What risks does RY face in integrating HSBC Canada?
The integration of HSBC Canada, while offering significant growth opportunities, also presents risks. Merging operations, systems, and cultures can be complex and costly. Any delays or unforeseen challenges in realizing the projected $740 million in expense synergies could negatively impact RY's financial performance. Additionally, there's a risk of customer attrition during the transition period, which could affect the anticipated benefits of the acquisition. The integration process may also divert management attention from other strategic initiatives or market opportunities.
Bull Case
How will RY's strong capital position benefit shareholders?
Royal Bank of Canada's robust capital position, evidenced by its high CET1 ratio of 13.0%, provides significant flexibility for shareholder value creation. This strong capital base allows RY to pursue a balanced approach to capital allocation. The bank has already demonstrated its commitment to shareholder returns through dividend increases and share buyback programs. Moving forward, this capital strength could enable RY to continue these shareholder-friendly policies while also investing in growth opportunities.
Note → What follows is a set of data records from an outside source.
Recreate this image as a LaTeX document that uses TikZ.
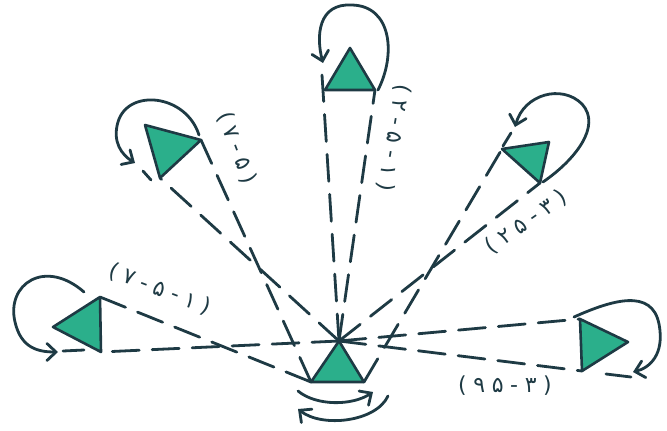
\documentclass[tikz,border=0pt]{standalone}
\usepackage{fontspec}
\usetikzlibrary{arrows.meta}
\newfontfamily\digitfont[LetterSpace=30]{DejaVu Sans}
\definecolor{inkdark}{HTML}{1E3A44}
\definecolor{trigreen}{HTML}{2BAF8B}

\begin{document}
\begin{tikzpicture}[x=1pt,y=-1pt,
  tri/.style={fill=trigreen, draw=inkdark, line width=2.6pt, line join=round},
  beam/.style={draw=inkdark, line width=2.8pt, dash pattern=on 27pt off 13pt, line cap=round},
  selfloop/.style={draw=inkdark, line width=2.8pt, line cap=round,
                   -{Straight Barb[length=9pt,width=17pt,line cap=round]}},
  tick/.style={draw=inkdark, line width=2.8pt, line cap=round},
  eqlbl/.style={font=\digitfont\fontsize{22}{24}\selectfont, text=inkdark, inner sep=1pt},
]
\useasboundingbox (0,0) rectangle (667,431);

%% ---- corners of the triangles ----
% centre
\coordinate (c-top)   at (339,341);
\coordinate (c-left)  at (311,382);
\coordinate (c-right) at (364,382);
% left
\coordinate (w-tip) at (53,327);
\coordinate (w-top) at (100,297);
\coordinate (w-bot) at (101,352);
% upper left
\coordinate (nw-a)   at (145,125);
\coordinate (nw-tip) at (201,140);
\coordinate (nw-b)   at (160,178);
% top
\coordinate (t-tip)   at (350,48);
\coordinate (t-left)  at (325,90);
\coordinate (t-right) at (375,90);
\coordinate (t-tick)  at (322,75);
% upper right
\coordinate (ne-a) at (502,149);
\coordinate (ne-b) at (549,142);
\coordinate (ne-c) at (540,183);
% right
\coordinate (e-a)   at (580,319);
\coordinate (e-tip) at (628,342);
\coordinate (e-b)   at (582,371);

%% ---- dashed beams to the centre ----
\draw[beam] (c-top)   -- (w-bot);
\draw[beam] (c-left)  -- (w-top);
\draw[beam] (c-top)   -- (nw-b);
\draw[beam] (c-left)  -- (nw-tip);
\draw[beam] (c-top)   -- (t-tick);
\draw[beam] (c-top)   -- (t-right);
\draw[beam] (c-top)   -- (ne-c);
\draw[beam] (c-right) -- (ne-a);
\draw[beam] (c-top)   -- (e-b);
\draw[beam] (c-top)   -- (e-a);

%% ---- triangles ----
\path[tri] (w-tip) -- (w-top) -- (w-bot) -- cycle;
\path[tri] (nw-a) -- (nw-tip) -- (nw-b) -- cycle;
\path[tri] (t-tip) -- (t-left) -- (t-right) -- cycle;
\path[tri] (ne-a) -- (ne-b) -- (ne-c) -- cycle;
\path[tri] (e-a) -- (e-tip) -- (e-b) -- cycle;
\path[tri] (c-top) -- (c-left) -- (c-right) -- cycle;

%% ---- self loops ----
\draw[selfloop] (84,292) .. controls (45,258) and (6,284) .. (15,322)
  .. controls (21,348) and (38,352) .. (58,352);
\draw[tick] (63,351) -- (84,350);

\draw[selfloop] (199,135) .. controls (186,94) and (128,88) .. (118,122)
  .. controls (112,142) and (122,155) .. (135,163);
\draw[tick] (143,171) -- (151,180);

\draw[selfloop] (378,90) .. controls (396,55) and (392,6) .. (352,5)
  .. controls (318,3) and (316,36) .. (323,63);

\draw[selfloop] (543,182) .. controls (575,160) and (602,126) .. (582,104)
  .. controls (562,84) and (524,94) .. (515,127);
\draw[tick] (511,133) -- (503,146);

\draw[selfloop] (574,317) .. controls (612,300) and (652,288) .. (659,324)
  .. controls (665,355) and (649,368) .. (633,372);
\draw[tick] (631,377) -- (606,374);

%% ---- spin arrows under the centre ----
\draw[selfloop] (298,391) .. controls (316,406) and (352,406) .. (373,392);
\draw[selfloop] (388,396) .. controls (376,422) and (322,428) .. (298,409);

%% ---- labels ----
\node[eqlbl, rotate=-21]  (lbl-w)  at (160,289) {(۷-۵-۱)};
\node[eqlbl, rotate=-69]  (lbl-nw) at (237,148) {(۷-۵)};
\node[eqlbl, rotate=-100] (lbl-t)  at (394,138) {(۲-۵-۱)};
\node[eqlbl, rotate=35]   (lbl-ne) at (526,222) {(۲۵-۳)};
\node[eqlbl]              (lbl-e)  at (505,386) {(۹۵-۳)};

\end{tikzpicture}
\end{document}
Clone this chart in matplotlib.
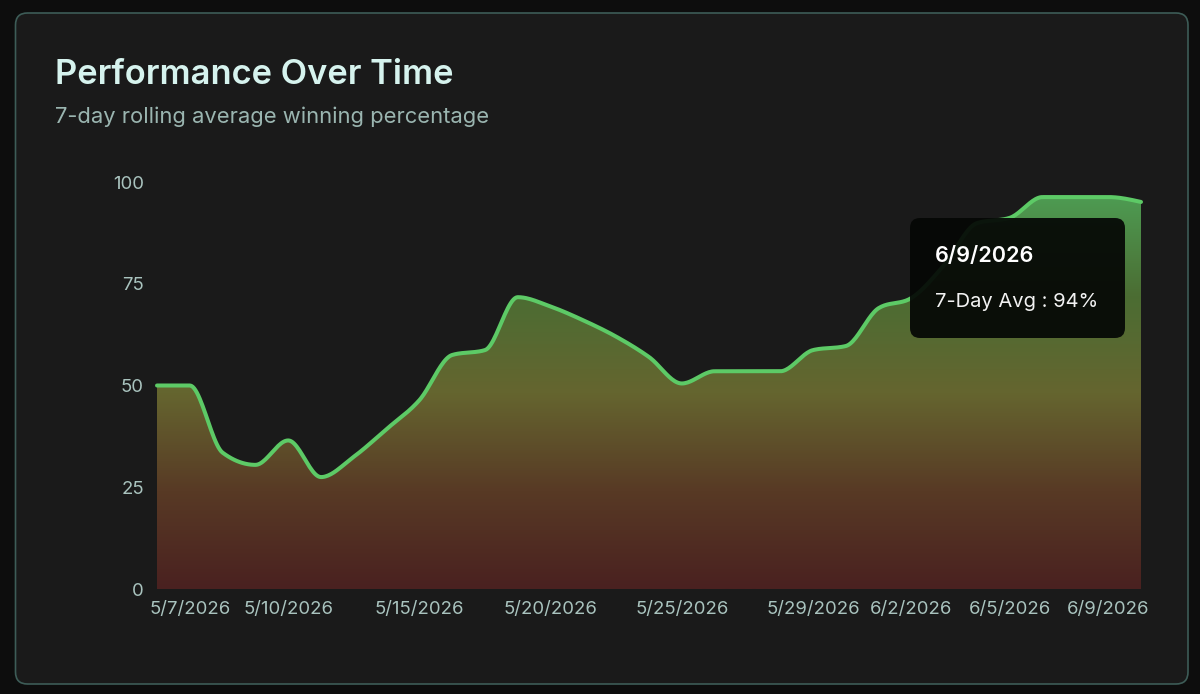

Additionally, the strong capital position provides a buffer against potential economic downturns, enhancing the bank's ability to maintain consistent returns to shareholders even in challenging times.
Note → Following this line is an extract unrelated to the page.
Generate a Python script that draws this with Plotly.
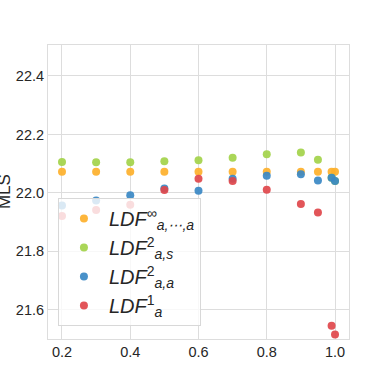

What growth opportunities exist for RY in its Capital Markets and Wealth Management segments?
The Capital Markets and Wealth Management segments present significant growth opportunities for RY. In Capital Markets, the bank's strong performance and record earnings suggest it is well-positioned to capitalize on increased market activity, particularly as economic conditions improve. RY could leverage its expertise to expand its market share in investment banking, trading, and advisory services. In Wealth Management, demographic trends such as the aging population and intergenerational wealth transfer create opportunities for asset growth. RY's strong brand and comprehensive service offerings position it well to capture a larger share of this growing market. Additionally, the integration of HSBC Canada's wealth management operations could provide cross-selling opportunities and expand RY's client base in this lucrative segment.
SWOT Analysis
Strengths:
- Strong capital position with a CET1 ratio of 13.0%
- Diversified business model with leading positions in multiple segments
- Consistent outperformance of earnings expectations
- Strong market share in Canadian banking
- Successful integration progress of HSBC Canada acquisition
Weaknesses:
- Exposure to Canadian housing market fluctuations
- Higher than expected provisions for credit losses in recent quarters
- Integration challenges and costs associated with HSBC Canada acquisition
Opportunities:
- Further synergies and growth from HSBC Canada integration
- Expansion in Capital Markets and Wealth Management segments
- Potential for market share gains in core Canadian banking
- Leveraging strong capital position for strategic investments or acquisitions
Threats:
- Potential economic downturn impacting credit quality
- Increased regulatory scrutiny and capital requirements
- Intensifying competition in the Canadian banking sector
- Cybersecurity risks and technological disruptions
Analysts Targets
- BMO (TSX:BMO) Nesbitt Burns Inc.: Outperform, $165 (August 29th, 2024)
- Erste Group Research: Hold (downgraded from Buy) (September 5th, 2024)
This analysis is based on information available up to December 19, 2024.